Work instructions |
Print the records below exactly, starting at the first line and stopping after the line that contains "from matplotlib.patches import Rectangle". Leave out any pictures.

Rows |
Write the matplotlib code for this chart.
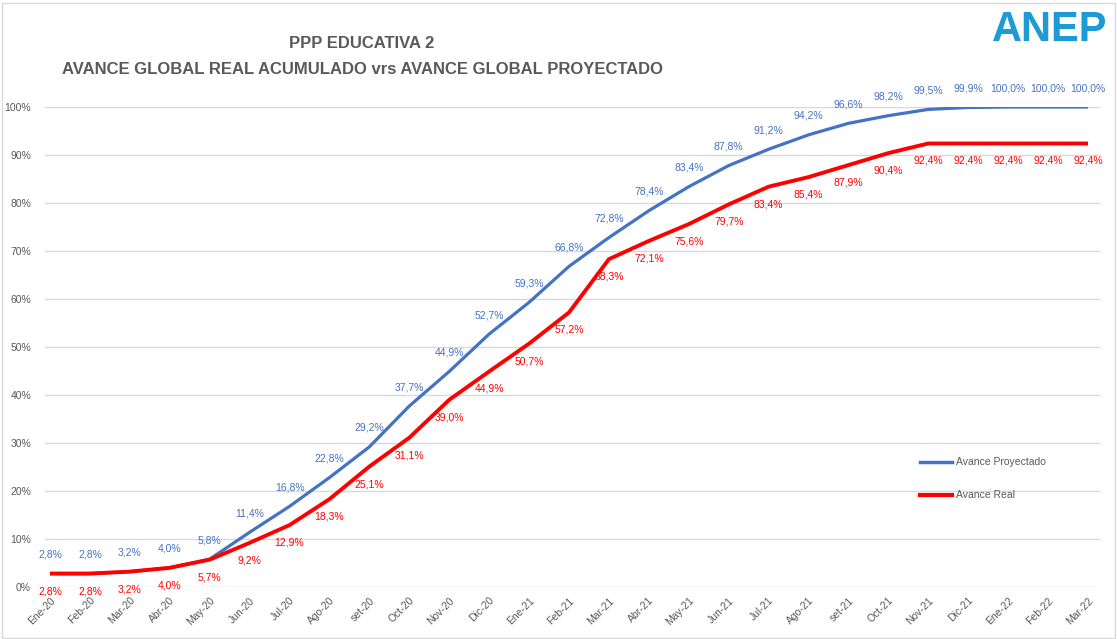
import numpy as np
import matplotlib
matplotlib.use("Agg")
import matplotlib.pyplot as plt
from matplotlib.patches import Rectangle

months = ["Ene-20", "Feb-20", "Mar-20", "Abr-20", "May-20", "Jun-20", "Jul-20", "Ago-20",
          "set-20", "Oct-20", "Nov-20", "Dic-20", "Ene-21", "Feb-21", "Mar-21", "Abr-21",
          "May-21", "Jun-21", "Jul-21", "Ago-21", "set-21", "Oct-21", "Nov-21", "Dic-21",
          "Ene-22", "Feb-22", "Mar-22"]
proyectado = [2.8, 2.8, 3.2, 4.0, 5.8, 11.4, 16.8, 22.8, 29.2, 37.7, 44.9, 52.7, 59.3, 66.8,
              72.8, 78.4, 83.4, 87.8, 91.2, 94.2, 96.6, 98.2, 99.5, 99.9, 100.0, 100.0, 100.0]
real = [2.8, 2.8, 3.2, 4.0, 5.7, 9.2, 12.9, 18.3, 25.1, 31.1, 39.0, 44.9, 50.7, 57.2,
        68.3, 72.1, 75.6, 79.7, 83.4, 85.4, 87.9, 90.4, 92.4, 92.4, 92.4, 92.4, 92.4]
yticks = [0, 10, 20, 30, 40, 50, 60, 70, 80, 90, 100]

BLUE = "#4472C4"
RED = "#FF0000"
GREY = "#595959"
FONT = ["Liberation Sans Narrow", "Liberation Sans", "DejaVu Sans"]

W, H = 1117, 639
fig = plt.figure(figsize=(W / 100, H / 100), dpi=100)
fig.patches.append(Rectangle((0.002, 0.002), 0.996, 0.993, transform=fig.transFigure,
                             fill=False, ec="#d9d9d9", lw=1))

# axes placed in pixel terms: x 45..1100, y 0% at 587, 100% at 107
ax = fig.add_axes([45 / W, 1 - 587 / H, 1055 / W, 480 / H])
x = np.arange(len(months))
ax.set_xlim(-0.125, 26.3)
ax.set_ylim(0, 100)

for yv in yticks:
    ax.axhline(yv, color="#d9d9d9", lw=1, zorder=0)
for s in ax.spines.values():
    s.set_visible(False)
ax.set_yticks(yticks)
ax.set_yticklabels([f"{v}%" for v in yticks], fontsize=7.5, color=GREY, family=FONT)
ax.tick_params(axis="y", length=0, pad=10)
ax.set_xticks(x)
ax.set_xticklabels(months, rotation=45, ha="right", rotation_mode="anchor",
                   fontsize=7.5, color=GREY, family=FONT)
ax.tick_params(axis="x", length=0, pad=6)

ax.plot(x, proyectado, color=BLUE, lw=2.3, label="Avance Proyectado", zorder=3,
        solid_capstyle="butt")
ax.plot(x, real, color=RED, lw=2.8, label="Avance Real", zorder=4, solid_capstyle="butt")

def fmt(v):
    return f"{v:.1f}".replace(".", ",") + "%"

for xi, v in zip(x, proyectado):
    ax.annotate(fmt(v), (xi, v), xytext=(0, 10), textcoords="offset points", ha="center",
                va="bottom", fontsize=7.5, color=BLUE, family=FONT, annotation_clip=False)
for xi, v in zip(x, real):
    ax.annotate(fmt(v), (xi, v), xytext=(0, -9), textcoords="offset points", ha="center",
                va="top", fontsize=7.5, color=RED, family=FONT, annotation_clip=False)

# legend entries
for yy, col, lab in [(462, BLUE, "Avance Proyectado"), (495, RED, "Avance Real")]:
    fig.add_artist(plt.Line2D([920 / W, 952 / W], [1 - yy / H] * 2, color=col,
                              lw=2.5 if col == BLUE else 3, transform=fig.transFigure))
    fig.text(956 / W, 1 - yy / H, lab, fontsize=7.5, color=GREY, va="center", family=FONT)

fig.text(362 / W, 1 - 43 / H, "PPP EDUCATIVA 2", fontsize=12, fontweight="bold",
         color=GREY, ha="center", va="center", family=FONT)
fig.text(362 / W, 1 - 70 / H, "AVANCE GLOBAL REAL ACUMULADO vrs AVANCE GLOBAL PROYECTADO",
         fontsize=12, fontweight="bold", color=GREY, ha="center", va="center", family=FONT)
fig.text(1050 / W, 1 - 30 / H, "ANEP", fontsize=30, fontweight="bold", color="#1E9BD7",
         ha="center", va="center", family=FONT)

fig.savefig("out.png", dpi=100)
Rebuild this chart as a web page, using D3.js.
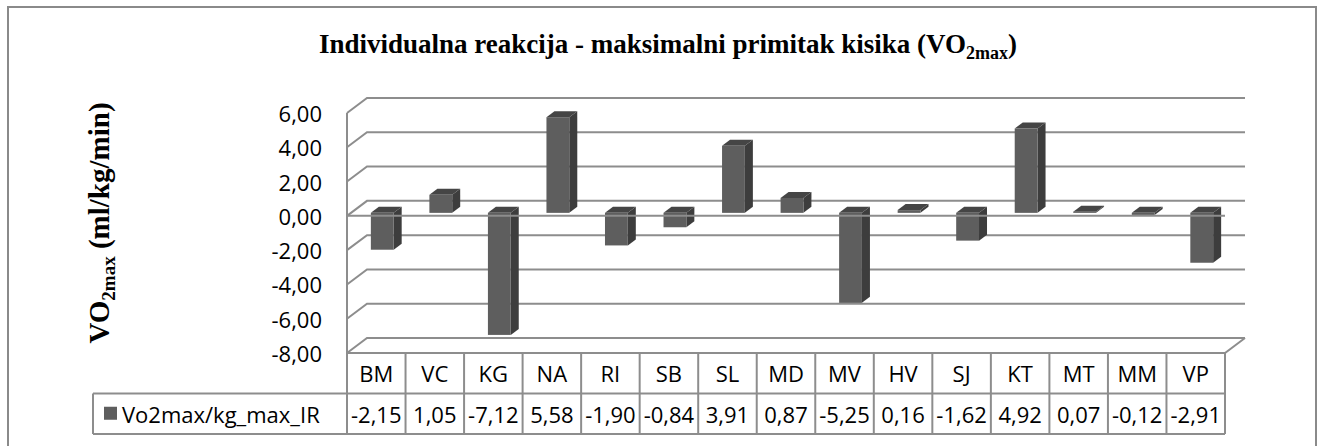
<!DOCTYPE html>
<meta charset="utf-8">
<script src="https://d3js.org/d3.v7.min.js"></script>
<style>
  body { margin: 0; background: #fff; }
  text { font-family: "Open Sans", sans-serif; fill: #000; }
  .serif { font-family: "Liberation Serif", "Times New Roman", serif; font-weight: bold; }
</style>
<div id="chart"></div>
<script>
  var categories = ["BM", "VC", "KG", "NA", "RI", "SB", "SL", "MD", "MV", "HV", "SJ", "KT", "MT", "MM", "VP"];
  var values = [-2.15, 1.05, -7.12, 5.58, -1.90, -0.84, 3.91, 0.87, -5.25, 0.16, -1.62, 4.92, 0.07, -0.12, -2.91];
  var yTicks = [-8, -6, -4, -2, 0, 2, 4, 6];
  var seriesName = "Vo2max/kg_max_IR";

  var width = 1321, height = 446;
  var plot = {left: 347, right: 1225, top: 113, bottom: 353};
  var depthX = 20, depthY = 15;
  var rowH = 40.5;
  var gridColor = "#8d8d8d";

  var svg = d3.select("#chart")
    .append("svg")
      .attr("width", width)
      .attr("height", height);

  var x = d3.scaleBand()
    .domain(categories)
    .range([plot.left, plot.right]);

  var y = d3.scaleLinear()
    .domain([-8, 6])
    .range([plot.bottom, plot.top]);

  var locale = d3.formatLocale({decimal: ",", thousands: ".", grouping: [3], currency: ["", ""], minus: "-"});
  var fmt = locale.format(".2f");

  // outer frame
  svg.append("rect")
    .attr("x", 8).attr("y", 7)
    .attr("width", 1308).attr("height", 445)
    .attr("fill", "none")
    .attr("stroke", "#8a8a8a")
    .attr("stroke-width", 2);

  // title
  var title = svg.append("text")
    .attr("class", "serif")
    .attr("x", 668)
    .attr("y", 53)
    .attr("text-anchor", "middle")
    .style("font-size", "27px");
  title.append("tspan").text("Individualna reakcija - maksimalni primitak kisika (VO");
  title.append("tspan").text("2max").style("font-size", "18px").attr("dy", 6);
  title.append("tspan").text(")").attr("dy", -6);

  // y axis title
  var ytitle = svg.append("text")
    .attr("class", "serif")
    .attr("transform", "translate(109,223) rotate(-90)")
    .attr("text-anchor", "middle")
    .style("font-size", "29px");
  ytitle.append("tspan").text("VO");
  ytitle.append("tspan").text("2max").style("font-size", "19px").attr("dy", 6);
  ytitle.append("tspan").text(" (ml/kg/min)").attr("dy", -6);

  // gridlines: side wall diagonal + back wall line
  svg.append("g")
    .selectAll("path")
    .data(yTicks)
    .enter()
    .append("path")
      .attr("fill", "none")
      .attr("stroke", gridColor)
      .attr("stroke-width", 2)
      .attr("d", function(d) {
        return "M" + plot.left + "," + y(d) +
               "L" + (plot.left + depthX) + "," + (y(d) - depthY) +
               "L" + (plot.right + depthX) + "," + (y(d) - depthY);
      });

  // floor front edge + right diagonal
  svg.append("path")
    .attr("fill", "none")
    .attr("stroke", gridColor)
    .attr("stroke-width", 2)
    .attr("d", "M" + plot.left + "," + y(-8) + "L" + plot.right + "," + y(-8) +
               "L" + (plot.right + depthX) + "," + (y(-8) - depthY));

  // y tick labels
  svg.append("g")
    .selectAll("text")
    .data(yTicks)
    .enter()
    .append("text")
      .attr("x", 322)
      .attr("y", function(d) { return y(d); })
      .attr("text-anchor", "end")
      .attr("dominant-baseline", "central")
      .style("font-size", "22px")
      .text(function(d) { return fmt(d); });

  // 3d bars
  var barW = x.bandwidth() * 0.39;
  var z0 = 0.2, z1 = 0.6;
  var bars = svg.append("g")
    .selectAll("g")
    .data(values)
    .enter()
    .append("g");

  function xl(i) { return x(categories[i]) + x.bandwidth() / 2 + 2 - barW / 2; }

  bars.append("path")   // side
    .attr("fill", "#3d3d3d")
    .attr("d", function(d, i) {
      var xr = xl(i) + barW, yt = y(Math.max(0, d)), yb = y(Math.min(0, d));
      return "M" + (xr + z0 * depthX) + "," + (yt - z0 * depthY) +
             "L" + (xr + z1 * depthX) + "," + (yt - z1 * depthY) +
             "L" + (xr + z1 * depthX) + "," + (yb - z1 * depthY) +
             "L" + (xr + z0 * depthX) + "," + (yb - z0 * depthY) + "Z";
    });
  bars.append("path")   // top
    .attr("fill", "#454545")
    .attr("d", function(d, i) {
      var a = xl(i), b = a + barW, yt = y(Math.max(0, d));
      return "M" + (a + z0 * depthX) + "," + (yt - z0 * depthY) +
             "L" + (b + z0 * depthX) + "," + (yt - z0 * depthY) +
             "L" + (b + z1 * depthX) + "," + (yt - z1 * depthY) +
             "L" + (a + z1 * depthX) + "," + (yt - z1 * depthY) + "Z";
    });
  bars.append("rect")   // front
    .attr("fill", "#5e5e5e")
    .attr("x", function(d, i) { return xl(i) + z0 * depthX; })
    .attr("y", function(d) { return y(Math.max(0, d)) - z0 * depthY; })
    .attr("width", barW)
    .attr("height", function(d) { return Math.abs(y(d) - y(0)); });

  // front zero line over the bars
  svg.append("line")
    .attr("x1", plot.left).attr("x2", plot.right)
    .attr("y1", y(0)).attr("y2", y(0))
    .attr("stroke", gridColor)
    .attr("stroke-width", 2);

  // left front edge down to the table bottom
  var tableTop = y(-8), tableBottom = tableTop + 2 * rowH;
  svg.append("line")
    .attr("x1", plot.left).attr("x2", plot.left)
    .attr("y1", y(6)).attr("y2", tableBottom)
    .attr("stroke", gridColor)
    .attr("stroke-width", 2);

  // data table
  var table = svg.append("g")
    .attr("stroke", gridColor)
    .attr("stroke-width", 2);
  table.append("line")
    .attr("x1", 93).attr("x2", plot.right)
    .attr("y1", tableTop + rowH).attr("y2", tableTop + rowH);
  table.append("line")
    .attr("x1", 93).attr("x2", plot.right)
    .attr("y1", tableBottom).attr("y2", tableBottom);
  table.append("line")
    .attr("x1", 93).attr("x2", 93)
    .attr("y1", tableTop + rowH).attr("y2", tableBottom);
  table.selectAll(".col")
    .data(categories)
    .enter()
    .append("line")
      .attr("x1", function(d) { return x(d) + x.bandwidth(); })
      .attr("x2", function(d) { return x(d) + x.bandwidth(); })
      .attr("y1", tableTop)
      .attr("y2", tableBottom);

  svg.append("g")
    .selectAll("text")
    .data(categories)
    .enter()
    .append("text")
      .attr("x", function(d) { return x(d) + x.bandwidth() / 2; })
      .attr("y", tableTop + rowH / 2)
      .attr("text-anchor", "middle")
      .attr("dominant-baseline", "central")
      .style("font-size", "22px")
      .text(function(d) { return d; });

  svg.append("g")
    .selectAll("text")
    .data(values)
    .enter()
    .append("text")
      .attr("x", function(d, i) { return x(categories[i]) + x.bandwidth() / 2; })
      .attr("y", tableTop + rowH * 1.5)
      .attr("text-anchor", "middle")
      .attr("dominant-baseline", "central")
      .style("font-size", "22px")
      .text(function(d) { return fmt(d); });

  // legend key
  svg.append("rect")
    .attr("x", 104).attr("y", tableTop + rowH * 1.5 - 7)
    .attr("width", 13).attr("height", 13)
    .attr("fill", "#5e5e5e");
  svg.append("text")
    .attr("x", 122)
    .attr("y", tableTop + rowH * 1.5)
    .attr("dominant-baseline", "central")
    .style("font-size", "22px")
    .text(seriesName);
</script>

Written answer |
Write the matplotlib code for this chart.
import numpy as np
import matplotlib
matplotlib.use("Agg")
import matplotlib.pyplot as plt
from matplotlib.patches import Rectangle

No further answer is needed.